▸ Given problem: Your task is to write out the complete listing exactly as it is shown.

>>>

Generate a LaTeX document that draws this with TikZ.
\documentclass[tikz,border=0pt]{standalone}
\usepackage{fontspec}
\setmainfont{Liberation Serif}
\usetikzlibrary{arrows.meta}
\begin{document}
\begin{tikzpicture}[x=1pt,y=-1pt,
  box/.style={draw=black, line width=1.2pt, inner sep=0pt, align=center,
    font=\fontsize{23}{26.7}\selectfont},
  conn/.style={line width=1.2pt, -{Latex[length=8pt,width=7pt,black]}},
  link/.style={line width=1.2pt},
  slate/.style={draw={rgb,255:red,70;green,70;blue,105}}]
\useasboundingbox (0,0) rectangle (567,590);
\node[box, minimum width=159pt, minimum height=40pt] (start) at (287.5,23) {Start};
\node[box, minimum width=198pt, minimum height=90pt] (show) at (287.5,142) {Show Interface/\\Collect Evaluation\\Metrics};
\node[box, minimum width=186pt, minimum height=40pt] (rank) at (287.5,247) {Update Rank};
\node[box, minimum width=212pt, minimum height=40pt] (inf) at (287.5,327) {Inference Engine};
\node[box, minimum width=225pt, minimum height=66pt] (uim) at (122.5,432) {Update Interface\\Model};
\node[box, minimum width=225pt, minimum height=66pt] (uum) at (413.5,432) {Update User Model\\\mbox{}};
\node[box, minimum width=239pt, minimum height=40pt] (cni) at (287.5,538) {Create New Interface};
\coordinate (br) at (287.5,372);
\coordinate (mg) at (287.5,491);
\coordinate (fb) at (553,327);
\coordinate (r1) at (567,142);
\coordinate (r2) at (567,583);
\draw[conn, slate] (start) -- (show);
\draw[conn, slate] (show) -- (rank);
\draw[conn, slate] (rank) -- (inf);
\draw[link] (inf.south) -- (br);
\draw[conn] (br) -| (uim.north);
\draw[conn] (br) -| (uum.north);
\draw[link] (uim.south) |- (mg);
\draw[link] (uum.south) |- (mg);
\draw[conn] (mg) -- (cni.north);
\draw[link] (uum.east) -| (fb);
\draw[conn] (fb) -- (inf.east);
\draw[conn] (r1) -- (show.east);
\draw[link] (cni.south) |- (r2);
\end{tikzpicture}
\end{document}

<<<

▸ Completed exercise:
Generate a LaTeX document that draws this with TikZ.
\documentclass[tikz,border=0pt]{standalone}
\usepackage{fontspec}
\setmainfont{Liberation Serif}
\usetikzlibrary{arrows.meta}
\begin{document}
\begin{tikzpicture}[x=1pt,y=-1pt,
  box/.style={draw=black, line width=1.2pt, inner sep=0pt, align=center,
    font=\fontsize{23}{26.7}\selectfont},
  conn/.style={line width=1.2pt, -{Latex[length=8pt,width=7pt,black]}},
  link/.style={line width=1.2pt},
  slate/.style={draw={rgb,255:red,70;green,70;blue,105}}]
\useasboundingbox (0,0) rectangle (567,590);
\node[box, minimum width=159pt, minimum height=40pt] (start) at (287.5,23) {Start};
\node[box, minimum width=198pt, minimum height=90pt] (show) at (287.5,142) {Show Interface/\\Collect Evaluation\\Metrics};
\node[box, minimum width=186pt, minimum height=40pt] (rank) at (287.5,247) {Update Rank};
\node[box, minimum width=212pt, minimum height=40pt] (inf) at (287.5,327) {Inference Engine};
\node[box, minimum width=225pt, minimum height=66pt] (uim) at (122.5,432) {Update Interface\\Model};
\node[box, minimum width=225pt, minimum height=66pt] (uum) at (413.5,432) {Update User Model\\\mbox{}};
\node[box, minimum width=239pt, minimum height=40pt] (cni) at (287.5,538) {Create New Interface};
\coordinate (br) at (287.5,372);
\coordinate (mg) at (287.5,491);
\coordinate (fb) at (553,327);
\coordinate (r1) at (567,142);
\coordinate (r2) at (567,583);
\draw[conn, slate] (start) -- (show);
\draw[conn, slate] (show) -- (rank);
\draw[conn, slate] (rank) -- (inf);
\draw[link] (inf.south) -- (br);
\draw[conn] (br) -| (uim.north);
\draw[conn] (br) -| (uum.north);
\draw[link] (uim.south) |- (mg);
\draw[link] (uum.south) |- (mg);
\draw[conn] (mg) -- (cni.north);
\draw[link] (uum.east) -| (fb);
\draw[conn] (fb) -- (inf.east);
\draw[conn] (r1) -- (show.east);
\draw[link] (cni.south) |- (r2);
\end{tikzpicture}
\end{document}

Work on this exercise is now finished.